### AIM OF THE TASK
Please reproduce exactly the lines between the line holding "Generate a web" and the line holding "const endMag = [0.3, 0.4, 0.5, 0.6];", inclusive, leaving out any pictures.

### INPUT ROWS
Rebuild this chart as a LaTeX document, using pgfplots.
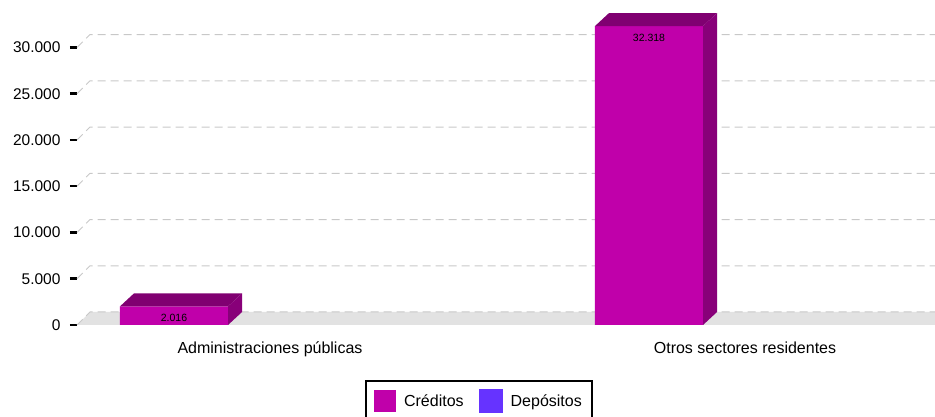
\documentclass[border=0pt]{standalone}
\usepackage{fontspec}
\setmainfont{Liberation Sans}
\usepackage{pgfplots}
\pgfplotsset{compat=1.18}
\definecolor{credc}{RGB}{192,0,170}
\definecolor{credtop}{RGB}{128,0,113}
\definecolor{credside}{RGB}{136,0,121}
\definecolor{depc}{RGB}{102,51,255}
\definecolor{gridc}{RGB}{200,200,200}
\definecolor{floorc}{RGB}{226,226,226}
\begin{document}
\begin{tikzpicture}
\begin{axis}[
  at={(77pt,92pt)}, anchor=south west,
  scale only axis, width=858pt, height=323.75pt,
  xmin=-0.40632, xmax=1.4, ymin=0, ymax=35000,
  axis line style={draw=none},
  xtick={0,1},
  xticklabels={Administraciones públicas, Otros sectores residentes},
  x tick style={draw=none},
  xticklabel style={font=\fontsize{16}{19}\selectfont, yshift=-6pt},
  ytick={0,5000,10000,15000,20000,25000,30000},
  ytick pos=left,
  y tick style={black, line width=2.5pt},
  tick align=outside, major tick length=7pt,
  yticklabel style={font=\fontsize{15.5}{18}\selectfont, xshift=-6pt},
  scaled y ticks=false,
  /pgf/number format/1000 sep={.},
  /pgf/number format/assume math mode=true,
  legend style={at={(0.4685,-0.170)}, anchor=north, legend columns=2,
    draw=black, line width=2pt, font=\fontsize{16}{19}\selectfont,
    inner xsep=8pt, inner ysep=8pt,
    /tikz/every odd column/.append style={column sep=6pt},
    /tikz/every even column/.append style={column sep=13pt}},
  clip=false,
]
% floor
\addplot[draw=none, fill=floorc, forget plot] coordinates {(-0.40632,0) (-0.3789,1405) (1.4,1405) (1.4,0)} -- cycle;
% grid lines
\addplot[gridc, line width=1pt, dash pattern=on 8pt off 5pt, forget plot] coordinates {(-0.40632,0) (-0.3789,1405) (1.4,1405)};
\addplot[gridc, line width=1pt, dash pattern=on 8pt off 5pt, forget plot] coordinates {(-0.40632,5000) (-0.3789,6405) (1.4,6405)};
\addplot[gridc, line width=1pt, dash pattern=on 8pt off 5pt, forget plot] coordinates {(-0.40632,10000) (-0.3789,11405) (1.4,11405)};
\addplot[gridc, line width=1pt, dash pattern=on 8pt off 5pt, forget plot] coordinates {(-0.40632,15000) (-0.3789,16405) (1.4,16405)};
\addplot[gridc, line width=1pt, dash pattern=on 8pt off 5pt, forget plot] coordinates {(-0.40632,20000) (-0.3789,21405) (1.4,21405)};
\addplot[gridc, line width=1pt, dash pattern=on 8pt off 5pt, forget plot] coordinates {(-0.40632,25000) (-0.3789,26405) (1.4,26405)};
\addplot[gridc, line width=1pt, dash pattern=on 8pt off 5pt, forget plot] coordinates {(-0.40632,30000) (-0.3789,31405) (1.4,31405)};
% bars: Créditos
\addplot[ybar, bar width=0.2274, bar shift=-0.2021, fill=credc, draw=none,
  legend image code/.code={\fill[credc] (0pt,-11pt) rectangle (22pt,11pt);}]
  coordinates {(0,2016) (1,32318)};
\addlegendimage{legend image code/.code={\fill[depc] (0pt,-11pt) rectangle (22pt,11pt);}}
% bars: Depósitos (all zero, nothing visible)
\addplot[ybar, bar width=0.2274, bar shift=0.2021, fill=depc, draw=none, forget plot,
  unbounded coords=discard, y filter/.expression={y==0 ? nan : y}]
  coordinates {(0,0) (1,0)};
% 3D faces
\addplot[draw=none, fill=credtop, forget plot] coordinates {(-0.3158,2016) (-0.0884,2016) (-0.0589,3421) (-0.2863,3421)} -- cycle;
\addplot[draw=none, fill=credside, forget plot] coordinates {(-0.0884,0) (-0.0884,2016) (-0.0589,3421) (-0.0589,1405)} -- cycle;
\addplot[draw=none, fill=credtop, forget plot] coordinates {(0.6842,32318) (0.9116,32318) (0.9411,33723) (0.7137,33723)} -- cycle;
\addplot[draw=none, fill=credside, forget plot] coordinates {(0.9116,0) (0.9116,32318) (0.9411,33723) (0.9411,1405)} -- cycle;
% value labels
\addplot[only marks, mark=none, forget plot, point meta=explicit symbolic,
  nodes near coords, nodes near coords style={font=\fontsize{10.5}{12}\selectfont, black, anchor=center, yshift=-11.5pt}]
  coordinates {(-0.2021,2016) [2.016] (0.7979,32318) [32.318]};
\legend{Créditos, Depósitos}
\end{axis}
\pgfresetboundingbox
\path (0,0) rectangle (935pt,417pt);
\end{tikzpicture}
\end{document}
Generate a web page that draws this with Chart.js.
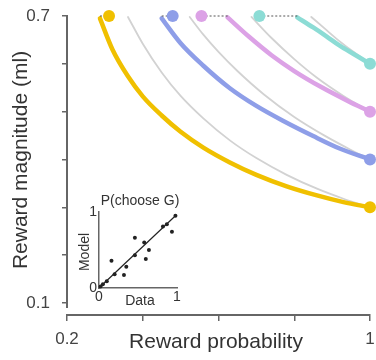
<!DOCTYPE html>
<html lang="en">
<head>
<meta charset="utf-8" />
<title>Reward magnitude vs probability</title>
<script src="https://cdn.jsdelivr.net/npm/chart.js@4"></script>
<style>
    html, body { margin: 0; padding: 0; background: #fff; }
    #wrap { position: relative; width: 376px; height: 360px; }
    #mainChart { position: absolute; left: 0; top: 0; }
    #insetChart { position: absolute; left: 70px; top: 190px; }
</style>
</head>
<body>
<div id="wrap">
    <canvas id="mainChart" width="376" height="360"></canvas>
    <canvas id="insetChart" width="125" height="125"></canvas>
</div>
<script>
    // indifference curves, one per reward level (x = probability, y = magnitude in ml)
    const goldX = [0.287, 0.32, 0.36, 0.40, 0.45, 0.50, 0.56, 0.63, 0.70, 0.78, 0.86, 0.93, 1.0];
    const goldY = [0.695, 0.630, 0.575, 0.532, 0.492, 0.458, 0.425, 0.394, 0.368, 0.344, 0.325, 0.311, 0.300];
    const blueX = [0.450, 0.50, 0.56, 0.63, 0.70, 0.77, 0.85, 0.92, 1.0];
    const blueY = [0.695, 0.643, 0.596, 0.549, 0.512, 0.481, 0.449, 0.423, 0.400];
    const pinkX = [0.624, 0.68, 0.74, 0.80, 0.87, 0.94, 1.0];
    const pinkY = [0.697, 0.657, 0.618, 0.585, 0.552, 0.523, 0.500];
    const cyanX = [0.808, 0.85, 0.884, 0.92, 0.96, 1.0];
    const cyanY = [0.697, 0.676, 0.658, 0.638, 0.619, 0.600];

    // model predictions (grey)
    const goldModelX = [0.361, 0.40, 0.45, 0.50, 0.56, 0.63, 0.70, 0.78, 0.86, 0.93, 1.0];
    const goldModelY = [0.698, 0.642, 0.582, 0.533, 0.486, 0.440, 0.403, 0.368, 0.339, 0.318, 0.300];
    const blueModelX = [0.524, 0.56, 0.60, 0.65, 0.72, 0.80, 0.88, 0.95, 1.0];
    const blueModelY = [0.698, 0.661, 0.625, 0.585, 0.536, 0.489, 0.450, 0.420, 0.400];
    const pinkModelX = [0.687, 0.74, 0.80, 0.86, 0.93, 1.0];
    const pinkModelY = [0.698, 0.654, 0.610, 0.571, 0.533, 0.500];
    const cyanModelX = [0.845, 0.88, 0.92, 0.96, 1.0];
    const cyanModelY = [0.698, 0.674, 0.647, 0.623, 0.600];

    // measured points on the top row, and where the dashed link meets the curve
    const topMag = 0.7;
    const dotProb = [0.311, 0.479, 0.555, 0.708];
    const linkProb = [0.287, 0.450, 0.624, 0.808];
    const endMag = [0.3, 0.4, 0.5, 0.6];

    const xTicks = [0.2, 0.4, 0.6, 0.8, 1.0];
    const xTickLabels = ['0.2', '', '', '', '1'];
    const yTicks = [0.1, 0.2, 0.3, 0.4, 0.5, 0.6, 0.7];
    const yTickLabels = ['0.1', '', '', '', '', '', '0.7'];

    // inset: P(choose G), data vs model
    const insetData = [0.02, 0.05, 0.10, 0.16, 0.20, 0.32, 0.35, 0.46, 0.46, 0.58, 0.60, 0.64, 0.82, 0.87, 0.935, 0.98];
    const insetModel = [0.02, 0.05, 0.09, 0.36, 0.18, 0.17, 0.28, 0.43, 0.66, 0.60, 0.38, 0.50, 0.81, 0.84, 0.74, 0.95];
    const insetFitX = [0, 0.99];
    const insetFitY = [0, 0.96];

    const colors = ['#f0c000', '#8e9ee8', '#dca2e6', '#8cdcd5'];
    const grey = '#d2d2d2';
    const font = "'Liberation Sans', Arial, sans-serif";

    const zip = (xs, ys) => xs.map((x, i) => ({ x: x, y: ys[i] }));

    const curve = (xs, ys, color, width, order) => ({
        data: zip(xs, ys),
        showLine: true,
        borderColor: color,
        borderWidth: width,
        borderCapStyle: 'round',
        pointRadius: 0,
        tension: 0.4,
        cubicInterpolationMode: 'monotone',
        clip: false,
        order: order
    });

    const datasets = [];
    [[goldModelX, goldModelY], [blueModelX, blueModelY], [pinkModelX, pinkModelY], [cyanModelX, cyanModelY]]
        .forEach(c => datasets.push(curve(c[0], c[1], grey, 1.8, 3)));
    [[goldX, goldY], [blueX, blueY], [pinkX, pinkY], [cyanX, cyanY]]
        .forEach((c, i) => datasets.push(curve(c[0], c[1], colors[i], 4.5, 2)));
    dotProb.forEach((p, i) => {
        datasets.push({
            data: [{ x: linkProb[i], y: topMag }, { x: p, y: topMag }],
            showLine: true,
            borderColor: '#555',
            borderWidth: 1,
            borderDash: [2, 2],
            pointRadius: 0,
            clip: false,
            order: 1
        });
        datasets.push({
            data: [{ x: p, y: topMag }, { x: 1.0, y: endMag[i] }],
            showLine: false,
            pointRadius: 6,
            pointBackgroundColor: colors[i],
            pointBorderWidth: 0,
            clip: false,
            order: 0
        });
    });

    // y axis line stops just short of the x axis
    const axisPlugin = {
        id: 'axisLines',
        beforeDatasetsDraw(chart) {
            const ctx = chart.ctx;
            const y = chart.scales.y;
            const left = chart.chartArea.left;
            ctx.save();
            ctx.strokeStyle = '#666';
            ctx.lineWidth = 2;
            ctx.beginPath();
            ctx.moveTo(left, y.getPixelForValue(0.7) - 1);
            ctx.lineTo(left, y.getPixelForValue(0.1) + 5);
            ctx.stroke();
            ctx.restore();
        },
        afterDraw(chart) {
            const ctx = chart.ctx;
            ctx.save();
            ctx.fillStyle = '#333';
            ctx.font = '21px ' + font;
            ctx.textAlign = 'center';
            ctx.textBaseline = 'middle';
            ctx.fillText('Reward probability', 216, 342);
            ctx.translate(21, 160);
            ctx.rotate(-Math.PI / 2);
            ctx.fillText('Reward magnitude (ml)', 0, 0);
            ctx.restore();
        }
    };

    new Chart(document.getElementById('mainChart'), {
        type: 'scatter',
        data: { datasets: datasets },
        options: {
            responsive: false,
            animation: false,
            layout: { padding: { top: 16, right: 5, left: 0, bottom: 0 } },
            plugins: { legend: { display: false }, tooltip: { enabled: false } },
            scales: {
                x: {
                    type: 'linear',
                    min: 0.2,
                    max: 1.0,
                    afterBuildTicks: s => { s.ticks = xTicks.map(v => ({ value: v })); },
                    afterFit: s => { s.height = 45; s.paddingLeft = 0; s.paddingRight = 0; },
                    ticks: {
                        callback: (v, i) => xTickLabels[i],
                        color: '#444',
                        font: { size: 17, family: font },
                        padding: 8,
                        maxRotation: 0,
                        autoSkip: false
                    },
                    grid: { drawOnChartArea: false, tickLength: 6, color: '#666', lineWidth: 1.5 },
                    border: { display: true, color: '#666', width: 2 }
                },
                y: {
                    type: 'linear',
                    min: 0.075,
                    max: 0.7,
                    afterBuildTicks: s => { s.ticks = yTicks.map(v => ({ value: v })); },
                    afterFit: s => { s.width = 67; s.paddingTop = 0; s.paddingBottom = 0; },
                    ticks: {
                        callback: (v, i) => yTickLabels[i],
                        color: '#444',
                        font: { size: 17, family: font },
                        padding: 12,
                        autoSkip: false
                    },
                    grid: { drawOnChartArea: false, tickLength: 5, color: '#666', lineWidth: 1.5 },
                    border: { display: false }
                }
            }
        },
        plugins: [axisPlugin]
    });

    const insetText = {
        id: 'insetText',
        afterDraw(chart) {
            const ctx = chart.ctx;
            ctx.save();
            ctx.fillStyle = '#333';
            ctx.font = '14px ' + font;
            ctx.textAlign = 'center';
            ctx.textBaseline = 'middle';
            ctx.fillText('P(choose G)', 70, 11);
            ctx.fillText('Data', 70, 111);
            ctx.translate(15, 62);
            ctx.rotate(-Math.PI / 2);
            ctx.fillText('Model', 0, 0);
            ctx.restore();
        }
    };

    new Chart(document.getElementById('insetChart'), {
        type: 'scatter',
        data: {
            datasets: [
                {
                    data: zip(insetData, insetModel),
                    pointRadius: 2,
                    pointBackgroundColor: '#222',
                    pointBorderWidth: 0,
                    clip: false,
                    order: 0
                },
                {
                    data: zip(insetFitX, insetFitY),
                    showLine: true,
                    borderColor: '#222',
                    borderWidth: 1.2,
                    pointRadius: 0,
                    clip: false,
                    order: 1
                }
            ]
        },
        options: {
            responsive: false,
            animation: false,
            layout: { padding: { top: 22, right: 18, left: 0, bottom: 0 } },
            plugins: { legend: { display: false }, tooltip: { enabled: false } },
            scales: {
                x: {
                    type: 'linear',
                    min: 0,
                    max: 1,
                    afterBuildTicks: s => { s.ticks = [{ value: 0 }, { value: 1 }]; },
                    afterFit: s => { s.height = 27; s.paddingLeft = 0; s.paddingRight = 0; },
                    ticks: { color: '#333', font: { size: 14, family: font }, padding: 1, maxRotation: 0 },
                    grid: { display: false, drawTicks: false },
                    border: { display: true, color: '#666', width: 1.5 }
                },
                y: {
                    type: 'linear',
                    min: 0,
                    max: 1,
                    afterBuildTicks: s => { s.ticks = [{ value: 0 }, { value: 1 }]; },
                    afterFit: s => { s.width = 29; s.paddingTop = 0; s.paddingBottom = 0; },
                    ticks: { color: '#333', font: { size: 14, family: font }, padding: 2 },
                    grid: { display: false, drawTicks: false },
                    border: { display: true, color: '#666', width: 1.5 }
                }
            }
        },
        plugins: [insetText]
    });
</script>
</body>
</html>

### EXERCISE RESULT
Generate a web page that draws this with Chart.js.
<!DOCTYPE html>
<html lang="en">
<head>
<meta charset="utf-8" />
<title>Reward magnitude vs probability</title>
<script src="https://cdn.jsdelivr.net/npm/chart.js@4"></script>
<style>
    html, body { margin: 0; padding: 0; background: #fff; }
    #wrap { position: relative; width: 376px; height: 360px; }
    #mainChart { position: absolute; left: 0; top: 0; }
    #insetChart { position: absolute; left: 70px; top: 190px; }
</style>
</head>
<body>
<div id="wrap">
    <canvas id="mainChart" width="376" height="360"></canvas>
    <canvas id="insetChart" width="125" height="125"></canvas>
</div>
<script>
    // indifference curves, one per reward level (x = probability, y = magnitude in ml)
    const goldX = [0.287, 0.32, 0.36, 0.40, 0.45, 0.50, 0.56, 0.63, 0.70, 0.78, 0.86, 0.93, 1.0];
    const goldY = [0.695, 0.630, 0.575, 0.532, 0.492, 0.458, 0.425, 0.394, 0.368, 0.344, 0.325, 0.311, 0.300];
    const blueX = [0.450, 0.50, 0.56, 0.63, 0.70, 0.77, 0.85, 0.92, 1.0];
    const blueY = [0.695, 0.643, 0.596, 0.549, 0.512, 0.481, 0.449, 0.423, 0.400];
    const pinkX = [0.624, 0.68, 0.74, 0.80, 0.87, 0.94, 1.0];
    const pinkY = [0.697, 0.657, 0.618, 0.585, 0.552, 0.523, 0.500];
    const cyanX = [0.808, 0.85, 0.884, 0.92, 0.96, 1.0];
    const cyanY = [0.697, 0.676, 0.658, 0.638, 0.619, 0.600];

    // model predictions (grey)
    const goldModelX = [0.361, 0.40, 0.45, 0.50, 0.56, 0.63, 0.70, 0.78, 0.86, 0.93, 1.0];
    const goldModelY = [0.698, 0.642, 0.582, 0.533, 0.486, 0.440, 0.403, 0.368, 0.339, 0.318, 0.300];
    const blueModelX = [0.524, 0.56, 0.60, 0.65, 0.72, 0.80, 0.88, 0.95, 1.0];
    const blueModelY = [0.698, 0.661, 0.625, 0.585, 0.536, 0.489, 0.450, 0.420, 0.400];
    const pinkModelX = [0.687, 0.74, 0.80, 0.86, 0.93, 1.0];
    const pinkModelY = [0.698, 0.654, 0.610, 0.571, 0.533, 0.500];
    const cyanModelX = [0.845, 0.88, 0.92, 0.96, 1.0];
    const cyanModelY = [0.698, 0.674, 0.647, 0.623, 0.600];

    // measured points on the top row, and where the dashed link meets the curve
    const topMag = 0.7;
    const dotProb = [0.311, 0.479, 0.555, 0.708];
    const linkProb = [0.287, 0.450, 0.624, 0.808];
    const endMag = [0.3, 0.4, 0.5, 0.6];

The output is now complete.